*TASK DETAILS*
Look at the data below and print exactly the lines from its first line through the line with "width=202pt, minimum height=200pt]"; the pictures stay out of the copy.

--- START COLLECTED MATERIAL ---

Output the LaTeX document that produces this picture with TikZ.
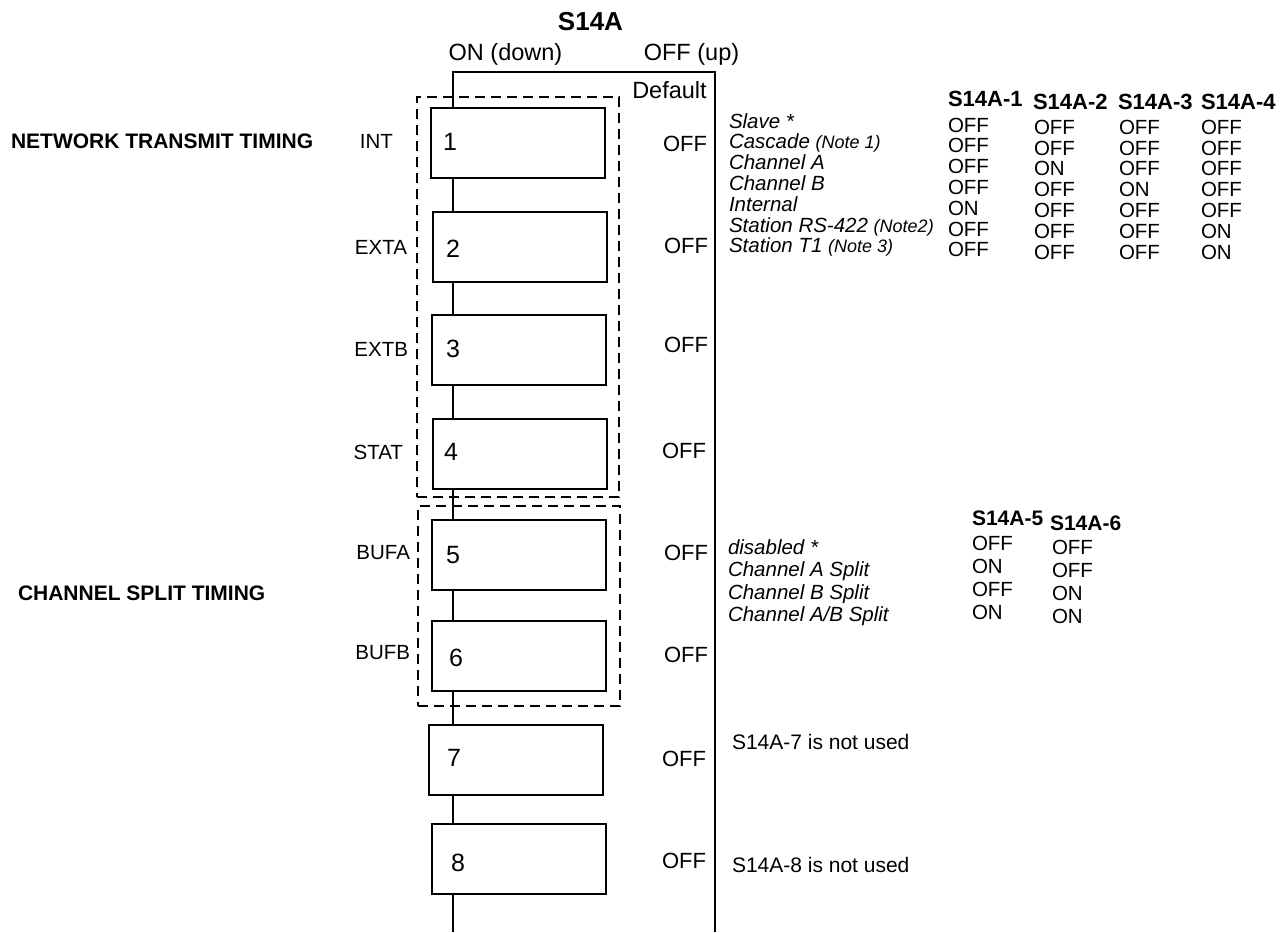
\documentclass[tikz,border=0pt]{standalone}
\usepackage{fontspec}
\setmainfont{Liberation Sans}
\newcommand{\fsz}[1]{\fontsize{#1}{#1}\selectfont}
\begin{document}
\begin{tikzpicture}[x=1pt,y=-1pt,
  ln/.style={line width=2pt},
  swbox/.style={draw, line width=2pt, fill=white, minimum width=174pt, minimum height=70pt, inner sep=0pt, outer sep=0pt},
  grp/.style={draw, line width=2pt, dash pattern=on 10pt off 6pt, inner sep=0pt, outer sep=0pt},
  txt/.style={inner sep=0pt, outer sep=0pt},
  dig/.style={txt, font=\fsz{25}},
  offr/.style={txt, anchor=base east, font=\fsz{22}},
  lft/.style={txt, anchor=east, font=\fsz{20.5}},
  sect/.style={txt, anchor=west, font=\fsz{21}\bfseries},
  hdr/.style={txt, anchor=west, font=\fsz{22}\bfseries},
  tval/.style={txt, anchor=base west, font=\fsz{20.5}},
  tlab/.style={txt, anchor=base west, font=\fsz{20.5}\itshape},
  top/.style={txt, anchor=base, font=\fsz{23.5}}
]
\useasboundingbox (0,0) rectangle (1287,932);

% dashed groups
\node[grp, minimum width=202pt, minimum height=400pt] (g1) at (518,297) {};
\node[grp, minimum width=202pt, minimum height=200pt] (g2) at (519,606) {};

% frame and spine
\coordinate (sp) at (453,72);
\coordinate (spb) at (453,932);
\coordinate (fr) at (715,72);
\coordinate (frb) at (715,932);

% switch boxes
\node[swbox] (b1) at (517.5,143) {};
\node[swbox] (b2) at (519.5,246.5) {};
\node[swbox] (b3) at (519,349.5) {};
\node[swbox] (b4) at (520,453.5) {};
\node[swbox] (b5) at (519,554.5) {};
\node[swbox] (b6) at (518.5,656) {};
\node[swbox] (b7) at (515.5,760) {};
\node[swbox] (b8) at (519,859) {};

\draw[ln] (frb) -- (fr) -- (sp) -- (sp |- b1.north);
\draw[ln] (sp |- b1.south) -- (sp |- b2.north);
\draw[ln] (sp |- b2.south) -- (sp |- b3.north);
\draw[ln] (sp |- b3.south) -- (sp |- b4.north);
\draw[ln] (sp |- b4.south) -- (sp |- b5.north);
\draw[ln] (sp |- b5.south) -- (sp |- b6.north);
\draw[ln] (sp |- b6.south) -- (sp |- b7.north);
\draw[ln] (sp |- b7.south) -- (sp |- b8.north);
\draw[ln] (sp |- b8.south) -- (spb);

% digits
\node[dig] (d1) at (450,142) {1};
\node[dig] (d2) at (453,249) {2};
\node[dig] (d3) at (453,349) {3};
\node[dig] (d4) at (451,452) {4};
\node[dig] (d5) at (453,555) {5};
\node[dig] (d6) at (456,658) {6};
\node[dig] (d7) at (454,758) {7};
\node[dig] (d8) at (458,863) {8};

% header
\node[txt, anchor=base, font=\fsz{26}\bfseries] (title) at (590.5,30.5) {S14A};
\node[top] (on) at (505.5,60.5) {ON (down)};
\node[top] (off) at (691.5,60.5) {OFF (up)};
\node[top] (def) at (669.5,98) {Default};

% default OFF column
\node[offr] (o1) at (707,151) {OFF};
\node[offr] (o2) at (708,253) {OFF};
\node[offr] (o3) at (708,352) {OFF};
\node[offr] (o4) at (706,458) {OFF};
\node[offr] (o5) at (708,560) {OFF};
\node[offr] (o6) at (708,662) {OFF};
\node[offr] (o7) at (706,766) {OFF};
\node[offr] (o8) at (706,868) {OFF};

% left labels
\node[lft] (lint) at (393,141) {INT};
\node[lft] (lexta) at (407,247) {EXTA};
\node[lft] (lextb) at (408,349) {EXTB};
\node[lft] (lstat) at (403,452) {STAT};
\node[lft] (lbufa) at (410,553) {BUFA};
\node[lft] (lbufb) at (410,653) {BUFB};

\node[sect] (ntt) at (11,141) {NETWORK TRANSMIT TIMING};
\node[sect] (cst) at (18,593) {CHANNEL SPLIT TIMING};

% table 1
\node[hdr] (h1) at (948,99) {S14A-1};
\node[hdr] (h2) at (1033,102) {S14A-2};
\node[hdr] (h3) at (1118,102) {S14A-3};
\node[hdr] (h4) at (1201,102) {S14A-4};
\foreach \lab [count=\i from 0] in {Slave *,Cascade {\fsz{18}(Note 1)},Channel A,Channel B,Internal,Station RS-422 {\fsz{18}(Note2)},Station T1 {\fsz{18}(Note 3)}}
  \node[tlab] (ta\i) at (729,{128+20.8*\i}) {\lab};
\foreach \v [count=\i from 0] in {OFF,OFF,OFF,OFF,ON,OFF,OFF}
  \node[tval] (tb\i) at (948,{132+20.8*\i}) {\v};
\foreach \v [count=\i from 0] in {OFF,OFF,ON,OFF,OFF,OFF,OFF}
  \node[tval] (tc\i) at (1034,{134.2+20.8*\i}) {\v};
\foreach \v [count=\i from 0] in {OFF,OFF,OFF,ON,OFF,OFF,OFF}
  \node[tval] (td\i) at (1119,{134.2+20.8*\i}) {\v};
\foreach \v [count=\i from 0] in {OFF,OFF,OFF,OFF,OFF,ON,ON}
  \node[tval] (te\i) at (1201,{134.2+20.8*\i}) {\v};

% table 2
\node[hdr, font=\fsz{21}\bfseries] (h5) at (972,518) {S14A-5};
\node[hdr, font=\fsz{21}\bfseries] (h6) at (1050,523) {S14A-6};
\foreach \lab [count=\i from 0] in {disabled *,Channel A Split,Channel B Split,Channel A/B Split}
  \node[tlab] (tf\i) at (728,{554+22.5*\i}) {\lab};
\foreach \v [count=\i from 0] in {OFF,ON,OFF,ON}
  \node[tval] (tg\i) at (972,{550+23*\i}) {\v};
\foreach \v [count=\i from 0] in {OFF,OFF,ON,ON}
  \node[tval] (th\i) at (1052,{554+23*\i}) {\v};

% notes
\node[txt, anchor=base west, font=\fsz{21}] (n7) at (732,749.5) {S14A-7 is not used};
\node[txt, anchor=base west, font=\fsz{21}] (n8) at (732,872.5) {S14A-8 is not used};
\end{tikzpicture}
\end{document}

--- END COLLECTED MATERIAL ---

*EXPECTED ANSWER*
Output the LaTeX document that produces this picture with TikZ.
\documentclass[tikz,border=0pt]{standalone}
\usepackage{fontspec}
\setmainfont{Liberation Sans}
\newcommand{\fsz}[1]{\fontsize{#1}{#1}\selectfont}
\begin{document}
\begin{tikzpicture}[x=1pt,y=-1pt,
  ln/.style={line width=2pt},
  swbox/.style={draw, line width=2pt, fill=white, minimum width=174pt, minimum height=70pt, inner sep=0pt, outer sep=0pt},
  grp/.style={draw, line width=2pt, dash pattern=on 10pt off 6pt, inner sep=0pt, outer sep=0pt},
  txt/.style={inner sep=0pt, outer sep=0pt},
  dig/.style={txt, font=\fsz{25}},
  offr/.style={txt, anchor=base east, font=\fsz{22}},
  lft/.style={txt, anchor=east, font=\fsz{20.5}},
  sect/.style={txt, anchor=west, font=\fsz{21}\bfseries},
  hdr/.style={txt, anchor=west, font=\fsz{22}\bfseries},
  tval/.style={txt, anchor=base west, font=\fsz{20.5}},
  tlab/.style={txt, anchor=base west, font=\fsz{20.5}\itshape},
  top/.style={txt, anchor=base, font=\fsz{23.5}}
]
\useasboundingbox (0,0) rectangle (1287,932);

% dashed groups
\node[grp, minimum width=202pt, minimum height=400pt] (g1) at (518,297) {};
\node[grp, minimum width=202pt, minimum height=200pt] (g2) at (519,606) {};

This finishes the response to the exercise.